Speaking of the beleaguered Mustang II, in 1975, the four-cylinder engine lost a single horsepower to bring it down to a measly 87. On the positive side, the Mustang II shrunk in size in response to customers complaining the pony car had gotten too large. Unfortunately, its release also coincided with the oil embargo of 1973, and downsizing the Mustang's engine options happened fast. It also arrived on the same platform as the Ford Pinto and, while the Mustang II sold well, performance suffered. The V8 reappeared in 1975, but the fact was that the Mustang II wasn't Ford's finest moment.
The Mustang 5.0 became well known in the 1980s, but it first appeared in 1968. While the Boss 302 Mustang engines were powerful, the standard ones only made 220 hp unless you upgraded from a two-barrel carburetor to a four-barrel to get it up to 230 hp. The other option was a 1968 Shelby GT350, which got a larger Holley carburetor and an aluminum intake that helped take the engine to 250 hp and 310 lb-ft of torque.
The largest displacement engines to go into a production Mustang was 429 cubic inches or 7.0 liters in size. The Boss 429 was a homologation engine needed for Nascar racing that went into around 1,500 Mustangs at the end of the 1960s. It made 375 horsepower, which was immense for the time. In 1971, Ford used the 429 cu. in. V8 from its Torino model in production cars, making 370 hp. An upgraded version was also available, and that cranked out 375 hp, the same as the Boss engine.
Even in the dark days of the Mustang II, it sold well. In 2009 though, Ford only sold 46,619 units. There was a good reason as people knew the all-new Mustang was coming with its refreshed retro styling (Including the sequential LED taillights) and handling. The updated Mustang wasn't a flat-out success as the also retro Chevrolet Camaro outsold it in 2010 by around 40 percent. The Mustang refresh also included a significant improvement in coefficient drag as well as new springs and dampers. But, it wasn't until 2011 that the drivetrain was upgraded.
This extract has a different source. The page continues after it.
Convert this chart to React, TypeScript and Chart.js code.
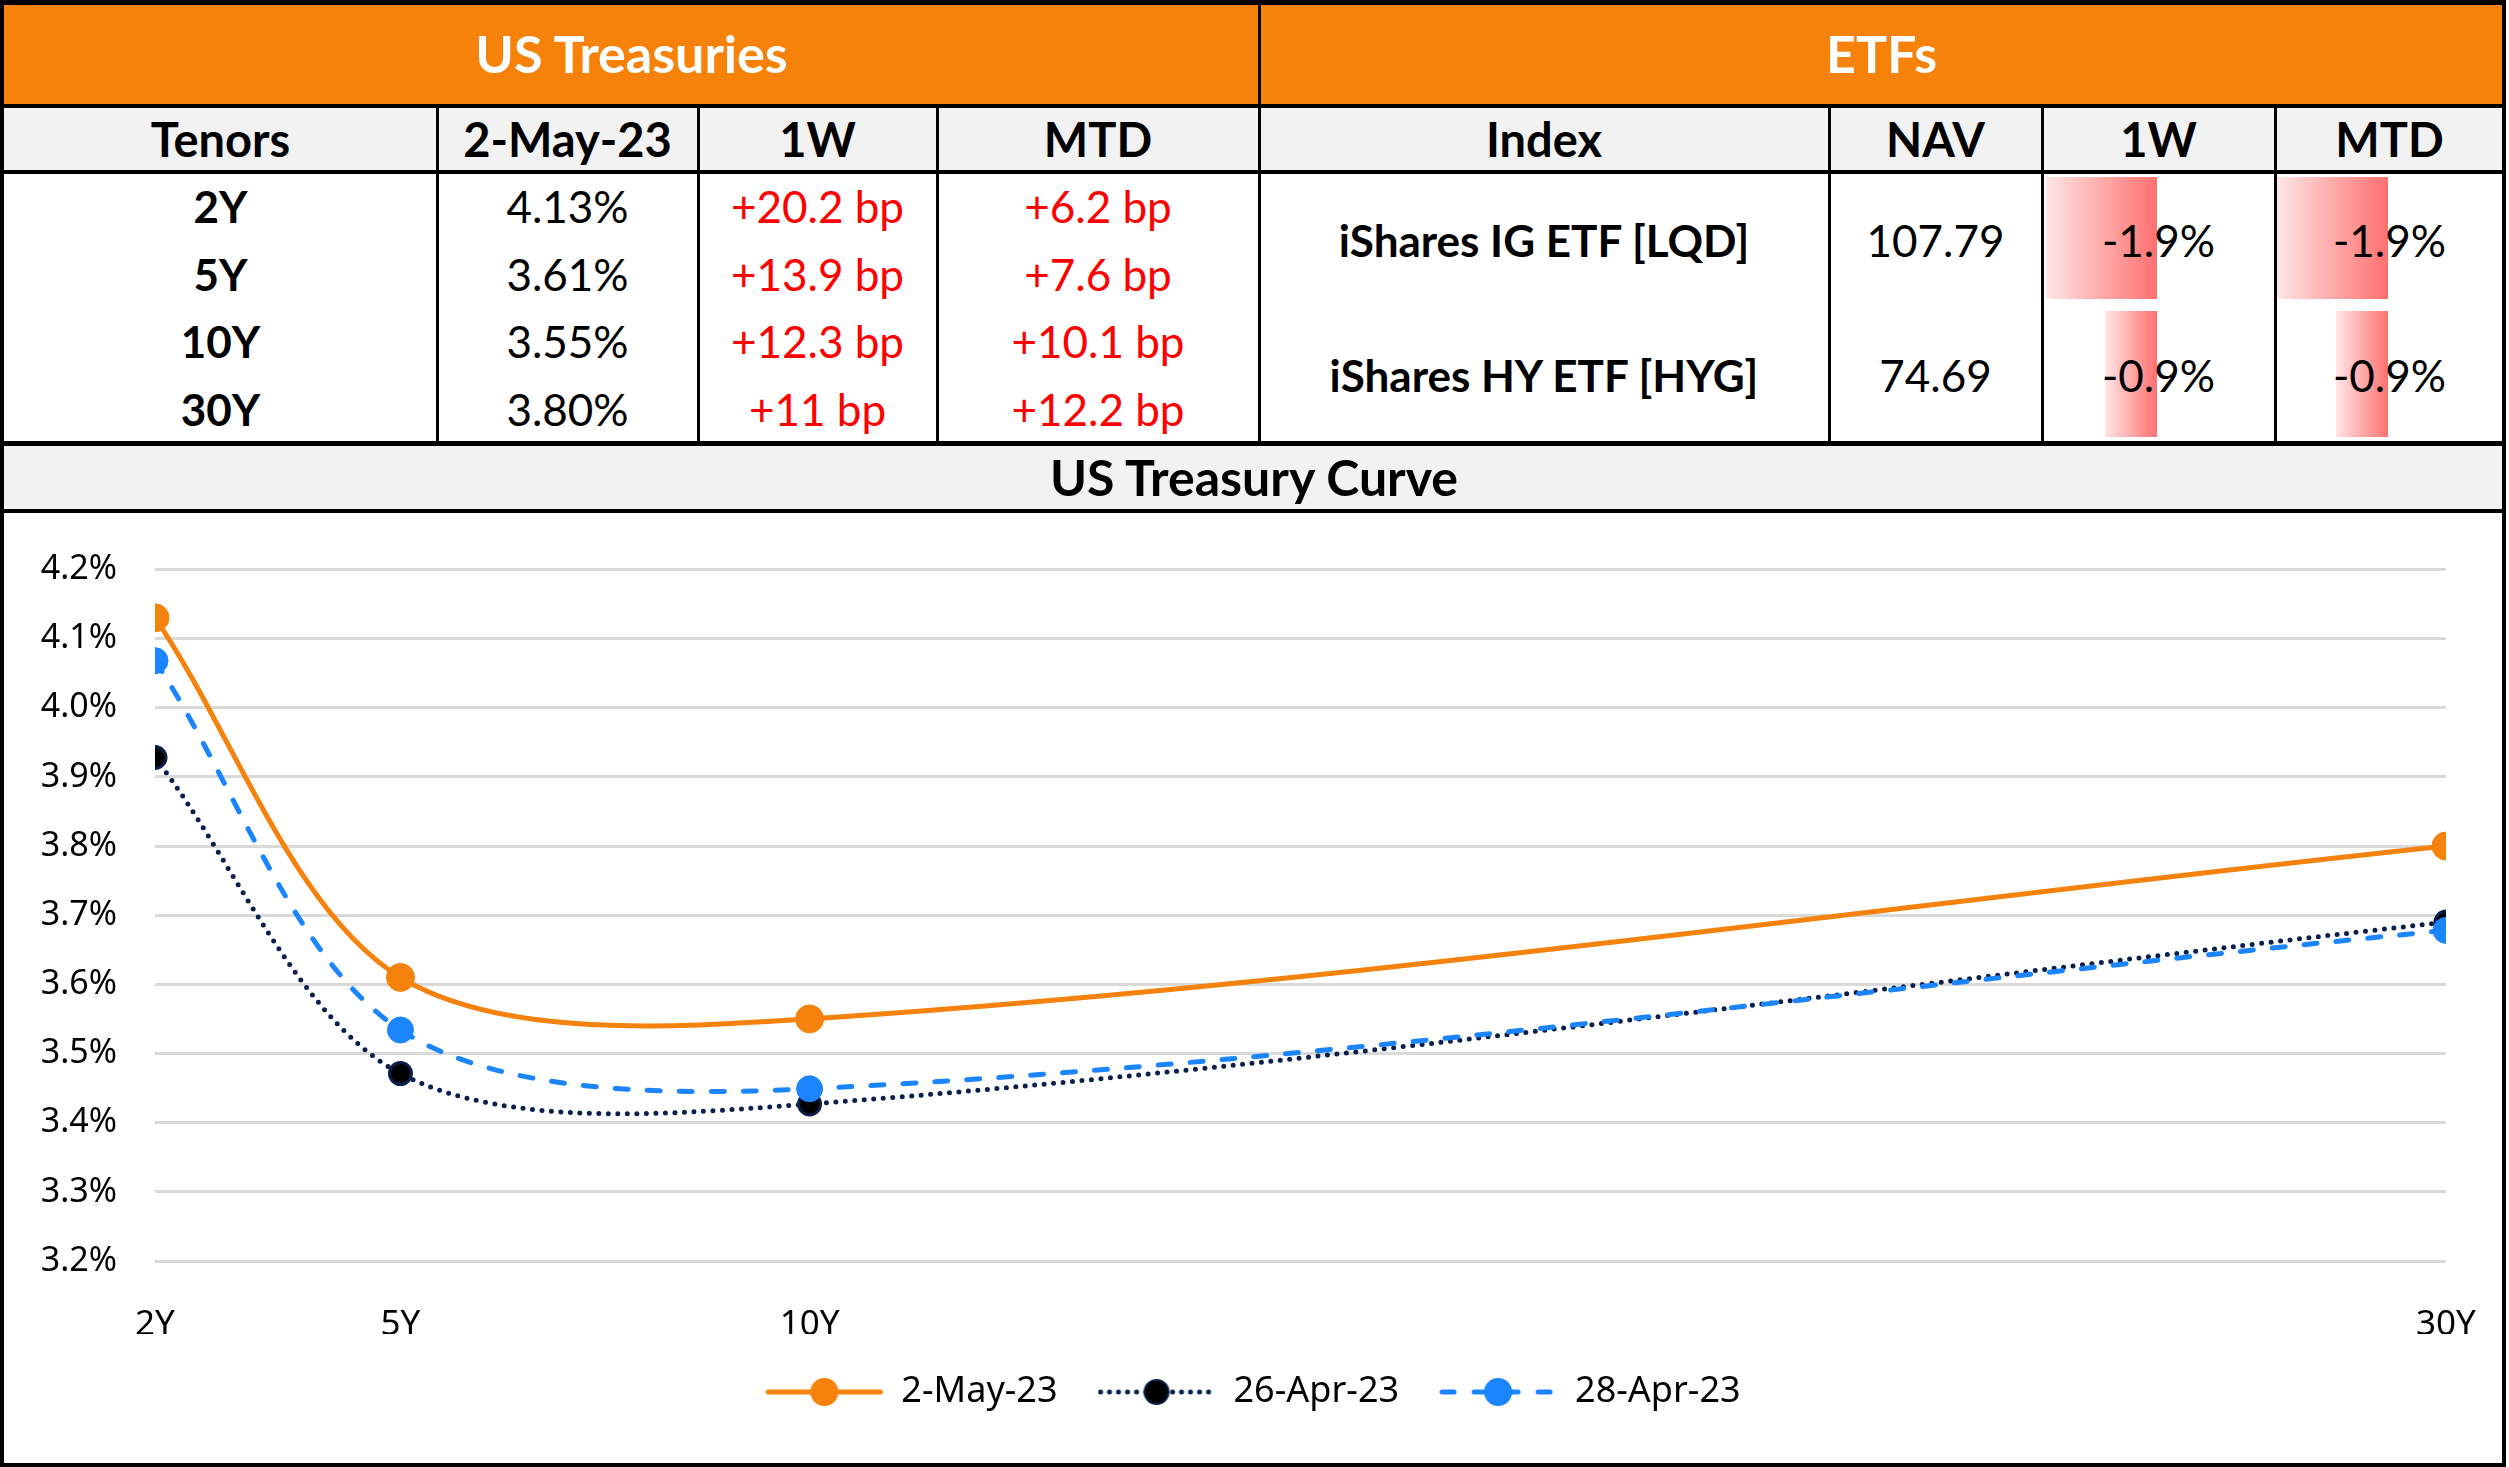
import React, { useEffect, useRef } from "react";
import { Chart, registerables } from "chart.js";

Chart.register(...registerables);

// ---------- DATA ----------
const tenorLabels = ["2Y", "5Y", "10Y", "30Y"];
const tenorYears = [2, 5, 10, 30];
const seriesNames = ["2-May-23", "26-Apr-23", "28-Apr-23"];
const yieldsMay2 = [4.13, 3.61, 3.55, 3.8];
const yieldsApr26 = [3.928, 3.471, 3.427, 3.69];
const yieldsApr28 = [4.068, 3.534, 3.449, 3.678];
const yTickValues = [3.2, 3.3, 3.4, 3.5, 3.6, 3.7, 3.8, 3.9, 4.0, 4.1, 4.2];

const yieldText = ["4.13%", "3.61%", "3.55%", "3.80%"];
const weekChangeText = ["+20.2 bp", "+13.9 bp", "+12.3 bp", "+11 bp"];
const mtdChangeText = ["+6.2 bp", "+7.6 bp", "+10.1 bp", "+12.2 bp"];

const etfNames = ["iShares IG ETF [LQD]", "iShares HY ETF [HYG]"];
const etfNav = ["107.79", "74.69"];
const etfWeek = [-1.9, -0.9];
const etfMtd = [-1.9, -0.9];

const tsyHeaders = ["Tenors", "2-May-23", "1W", "MTD"];
const etfHeaders = ["Index", "NAV", "1W", "MTD"];

// ---------- STYLE ----------
const ORANGE = "#F7820A";
const CHART_ORANGE = "#F5820C";
const BLUE = "#1A85FF";
const NAVY = "#0B1F4D";
const GRAY_BG = "#F2F2F2";
const TABLE_FONT = "Lato, 'Open Sans', sans-serif";
const CHART_FONT = "'Noto Sans', 'Open Sans', sans-serif";

const W = 2509;
const H = 1467;
const tsyCols = [4, 437, 698, 937, 1259];
const etfCols = [1259, 1829, 2042, 2275, 2504];
const rowY = { top: 0, orangeEnd: 106, headEnd: 172, dataEnd: 443, titleEnd: 511, bottom: 1463 };

function legendImage(
  color: string,
  dash: number[],
  lw: number,
  fill: string,
  border: string,
  r: number
) {
  const c = document.createElement("canvas");
  c.width = 118;
  c.height = 36;
  const g = c.getContext("2d")!;
  g.strokeStyle = color;
  g.lineWidth = lw;
  g.lineCap = "round";
  g.setLineDash(dash);
  g.beginPath();
  g.moveTo(3, 18);
  g.lineTo(115, 18);
  g.stroke();
  g.setLineDash([]);
  g.fillStyle = fill;
  g.beginPath();
  g.arc(59, 18, r, 0, Math.PI * 2);
  g.fill();
  g.strokeStyle = border;
  g.lineWidth = 2;
  g.stroke();
  return c;
}

const centerLegend = {
  id: "centerLegend",
  afterLayout(c: any) {
    const lg = c.legend;
    if (!lg) return;
    const w = lg.right - lg.left;
    lg.left = (c.width - w) / 2;
    lg.right = lg.left + w;
  },
};

function CurveChart() {
  const ref = useRef<HTMLCanvasElement | null>(null);
  useEffect(() => {
    if (!ref.current) return;
    const imgs = [
      legendImage(CHART_ORANGE, [], 5, CHART_ORANGE, CHART_ORANGE, 13),
      legendImage(NAVY, [0, 9], 5, "#000000", NAVY, 12),
      legendImage(BLUE, [12, 20], 5, BLUE, BLUE, 13),
    ];
    const mk = (vals: number[]) => tenorYears.map((x, i) => ({ x, y: vals[i] }));
    const chart = new Chart(ref.current, {
      type: "line",
      data: {
        datasets: [
          {
            label: seriesNames[0],
            data: mk(yieldsMay2),
            borderColor: CHART_ORANGE,
            backgroundColor: CHART_ORANGE,
            borderWidth: 5,
            pointRadius: 14,
            pointBackgroundColor: CHART_ORANGE,
            pointBorderColor: CHART_ORANGE,
            pointBorderWidth: 1,
            tension: 0.32,
            order: 0,
          },
          {
            label: seriesNames[1],
            data: mk(yieldsApr26),
            borderColor: NAVY,
            backgroundColor: "#000000",
            borderWidth: 5,
            borderDash: [0, 9.5],
            borderCapStyle: "round",
            pointRadius: 11,
            pointBackgroundColor: "#000000",
            pointBorderColor: NAVY,
            pointBorderWidth: 3,
            tension: 0.32,
            order: 2,
          },
          {
            label: seriesNames[2],
            data: mk(yieldsApr28),
            borderColor: BLUE,
            backgroundColor: BLUE,
            borderWidth: 5,
            borderDash: [13, 19],
            borderCapStyle: "round",
            pointRadius: 13,
            pointBackgroundColor: BLUE,
            pointBorderColor: BLUE,
            pointBorderWidth: 1,
            tension: 0.32,
            order: 1,
          },
        ],
      },
      options: {
        animation: false,
        responsive: false,
        devicePixelRatio: 1,
        layout: { autoPadding: false, padding: { top: 53, left: 0, right: 56, bottom: 43 } },
        plugins: {
          tooltip: { enabled: false },
          legend: {
            position: "bottom",
            labels: {
              usePointStyle: true,
              pointStyleWidth: 118,
              padding: 40,
              color: "#000000",
              font: { family: CHART_FONT, size: 36 },
              generateLabels: (ch: any) =>
                ch.data.datasets.map((ds: any, i: number) => ({
                  text: ds.label,
                  pointStyle: imgs[i],
                  datasetIndex: i,
                  fillStyle: "rgba(0,0,0,0)",
                  strokeStyle: "rgba(0,0,0,0)",
                  lineWidth: 0,
                  hidden: false,
                  rotation: 0,
                  fontColor: "#000000",
                })),
            },
          },
        },
        scales: {
          x: {
            type: "linear",
            min: 2,
            max: 30,
            afterBuildTicks: (s: any) => {
              s.ticks = tenorYears.map((v) => ({ value: v }));
            },
            afterFit: (s: any) => {
              s.height = 73;
              s.paddingLeft = 0;
              s.paddingRight = 0;
            },
            grid: { display: false, drawTicks: false },
            border: { display: false },
            ticks: {
              autoSkip: false,
              maxRotation: 0,
              padding: 43,
              color: "#000000",
              font: { family: CHART_FONT, size: 35 },
              callback: (v: any) => {
                const i = tenorYears.indexOf(Number(v));
                return i >= 0 ? tenorLabels[i] : "";
              },
            },
          },
          y: {
            min: 3.2,
            max: 4.2,
            afterBuildTicks: (s: any) => {
              s.ticks = yTickValues.map((v) => ({ value: v }));
            },
            afterFit: (s: any) => {
              s.width = 151;
            },
            grid: { color: "#D9D9D9", lineWidth: 3, drawTicks: false },
            border: { display: false },
            ticks: {
              padding: 38,
              color: "#000000",
              font: { family: CHART_FONT, size: 34 },
              callback: (v: any) => Number(v).toFixed(1) + "%",
            },
          },
        },
      } as any,
      plugins: [centerLegend],
    });
    return () => chart.destroy();
  }, []);
  return (
    <canvas
      ref={ref}
      width={2498}
      height={952}
      style={{ position: "absolute", left: 4, top: rowY.titleEnd, width: 2498, height: 952 }}
    />
  );
}

const abs = (l: number, t: number, w: number, h: number, extra: any = {}) => ({
  position: "absolute" as const,
  left: l,
  top: t,
  width: w,
  height: h,
  ...extra,
});

function Cell(props: {
  l: number;
  r: number;
  t: number;
  b: number;
  text: string;
  size: number;
  bold?: boolean;
  color?: string;
}) {
  return (
    <div
      style={abs(props.l, props.t, props.r - props.l, props.b - props.t, {
        display: "flex",
        alignItems: "center",
        justifyContent: "center",
        fontFamily: TABLE_FONT,
        fontSize: props.size,
        fontWeight: props.bold ? 700 : 400,
        color: props.color || "#000000",
        whiteSpace: "nowrap",
        zIndex: 2,
      })}
    >
      {props.text}
    </div>
  );
}

function DataBar(props: { colL: number; colR: number; t: number; b: number; value: number }) {
  const axisX = props.colL + (props.colR - props.colL) * 0.495;
  const pxPerPct = 58.5;
  const w = Math.abs(props.value) * pxPerPct;
  return (
    <div
      style={abs(axisX - w, props.t, w, props.b - props.t, {
        background: "linear-gradient(to right, rgba(255,230,230,1), rgba(255,112,112,1))",
        zIndex: 1,
      })}
    />
  );
}

export default function App() {
  const tsyRowH = (rowY.dataEnd - rowY.headEnd) / 4;
  const etfRowH = (rowY.dataEnd - rowY.headEnd) / 2;
  const vLine = (x: number, t: number, b: number, w = 2) => (
    <div key={`v${x}-${t}`} style={abs(x - w / 2, t, w, b - t, { background: "#000", zIndex: 3 })} />
  );
  const hLine = (y: number, h = 4) => (
    <div key={`h${y}`} style={abs(0, y - h / 2, 2506, h, { background: "#000", zIndex: 3 })} />
  );
  return (
    <div
      style={{
        position: "fixed",
        left: 0,
        top: 0,
        width: W,
        height: H,
        background: "#FFFFFF",
        overflow: "hidden",
      }}
    >
      {/* backgrounds */}
      <div style={abs(0, 0, 2506, rowY.orangeEnd, { background: ORANGE })} />
      <div style={abs(0, rowY.orangeEnd, 2506, rowY.headEnd - rowY.orangeEnd, { background: GRAY_BG })} />
      <div style={abs(0, rowY.dataEnd, 2506, rowY.titleEnd - rowY.dataEnd, { background: GRAY_BG })} />

      {/* section headers */}
      <Cell l={4} r={1259} t={0} b={rowY.orangeEnd} text="US Treasuries" size={52} bold color="#FFFFFF" />
      <Cell l={1259} r={2504} t={0} b={rowY.orangeEnd} text="ETFs" size={52} bold color="#FFFFFF" />

      {/* column headers */}
      {tsyHeaders.map((h, i) => (
        <Cell key={"th" + i} l={tsyCols[i]} r={tsyCols[i + 1]} t={rowY.orangeEnd} b={rowY.headEnd} text={h} size={47} bold />
      ))}
      {etfHeaders.map((h, i) => (
        <Cell key={"eh" + i} l={etfCols[i]} r={etfCols[i + 1]} t={rowY.orangeEnd} b={rowY.headEnd} text={h} size={47} bold />
      ))}

      {/* treasury rows */}
      {tenorLabels.map((t, i) => {
        const top = rowY.headEnd + i * tsyRowH;
        const bot = top + tsyRowH;
        return (
          <React.Fragment key={"tr" + i}>
            <Cell l={tsyCols[0]} r={tsyCols[1]} t={top} b={bot} text={t} size={44} bold />
            <Cell l={tsyCols[1]} r={tsyCols[2]} t={top} b={bot} text={yieldText[i]} size={44} />
            <Cell l={tsyCols[2]} r={tsyCols[3]} t={top} b={bot} text={weekChangeText[i]} size={44} color="#FF0000" />
            <Cell l={tsyCols[3]} r={tsyCols[4]} t={top} b={bot} text={mtdChangeText[i]} size={44} color="#FF0000" />
          </React.Fragment>
        );
      })}

      {/* ETF rows */}
      {etfNames.map((n, i) => {
        const top = rowY.headEnd + i * etfRowH;
        const bot = top + etfRowH;
        const barT = i === 0 ? top + 5 : top + 3;
        const barB = i === 0 ? bot - 9 : bot - 6;
        return (
          <React.Fragment key={"er" + i}>
            <Cell l={etfCols[0]} r={etfCols[1]} t={top} b={bot} text={n} size={44} bold />
            <Cell l={etfCols[1]} r={etfCols[2]} t={top} b={bot} text={etfNav[i]} size={44} />
            <DataBar colL={etfCols[2]} colR={etfCols[3]} t={barT} b={barB} value={etfWeek[i]} />
            <Cell l={etfCols[2]} r={etfCols[3]} t={top} b={bot} text={etfWeek[i].toFixed(1) + "%"} size={44} />
            <DataBar colL={etfCols[3]} colR={etfCols[4]} t={barT} b={barB} value={etfMtd[i]} />
            <Cell l={etfCols[3]} r={etfCols[4]} t={top} b={bot} text={etfMtd[i].toFixed(1) + "%"} size={44} />
          </React.Fragment>
        );
      })}

      {/* chart title */}
      <Cell l={4} r={2504} t={rowY.dataEnd} b={rowY.titleEnd} text="US Treasury Curve" size={50} bold />

      {/* chart */}
      <CurveChart />

      {/* grid lines */}
      {hLine(2, 5)}
      {hLine(rowY.orangeEnd)}
      {hLine(rowY.headEnd)}
      {hLine(rowY.dataEnd, 5)}
      {hLine(rowY.titleEnd)}
      {hLine(rowY.bottom + 2, 4)}
      {vLine(2, 0, H, 4)}
      {vLine(2504, 0, H, 4)}
      {vLine(1259, 0, rowY.dataEnd, 3)}
      {[437, 698, 937].map((x) => vLine(x, rowY.orangeEnd, rowY.dataEnd, 3))}
      {[1829, 2042, 2275].map((x) => vLine(x, rowY.orangeEnd, rowY.dataEnd, 3))}
    </div>
  );
}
The first supercharged Mustang came along in 1966, courtesy of Caroll Shelby building eleven GT350 fastbacks fitted with Paxton Superchargers. Shelby claimed the supercharger addition improved the power of Ford's factory unit by 46 percent, upping output from 271 to 395 hp. Shelby considered building a specific supercharged model of the GT350 but instead elected to make the supercharger an option costing $670. Customers could also buy them separately from Shelby, along with the new instrumentation included in the supercharger package.
It's one of the most sought after collector Mustangs out there, and last year a model sold for $132,000 through Barrett-Jackson. The Cobra R is a race-spec brute of a Mustang that only came in red and without air conditioning or a stereo, but did come with improved brakes, improved engine cooling, power steering, its own wheels, and a price tag of $26,692. 1993 was the only model year for the Fox Body Cobra R, and only 107 were built.
Many names were considered and rejected before Mustang was chosen, and even that name got dismissed initially. According to the designer John Najjar, he pitched the name and linked it to the WWII P-51 fighter plane. It was rejected, but Najjar pitched the name again. This time he said that it was named after the horse. That was when the bigwigs liked the idea, and the Mustang got its name.
We don't care what you think you know; there is no such thing as a 1964½ Mustang. We even spoke to some high ups at Ford who have been eating and breathing Mustang for decades, and they will tell you the same thing. Mustang #001 left the factory with a 1965 VIN code, along with the rest of them. Curiously, it was supposed to be kept by Ford, but the company accidentally sold #001 to a Canadian called Stanley Tucker. He later sold it back to Ford after enjoying it for many years.
The gap in the VINs issued between June-July 1964 is considered by people to be the dividing line between 1964½ and 1965 models. That was to allow a change from a generator to an alternator on the engines. Other small things changed that denote early 1965 to late 1965 Mustangs, but the fact remains: All of the first Mustangs are on 1965 VIN. A 1964½ Mustang is not a thing.
Somehow, the first 500-hp Mustang showed up a few years before the first 400-hp Mustang. In 2007, the Shelby GT500 and its 5.4-liter V8 laid down 500 hp and 480 lb-ft of torque. That made it both the fastest and most powerful Mustang until that point. It wasn't until 2011 that the Coyote engine with 412 hp made its way into the Mustang GT.
Dodge's Challenger isn't a refined sports car like the Mustang, but it's a Detroit company car with a similar reputation for power. The Challenger Hellcat turned up a while back with 707 horsepower, and, more recently, the Challenger Redeye became available with 797 horsepower. The 2020 Shelby GT500 is late to the 700 horsepower party, but it's here now and rocks 760 horsepower that's controlled by a Tremec seven-speed dual-clutch automatic. The purists might complain,but we love it.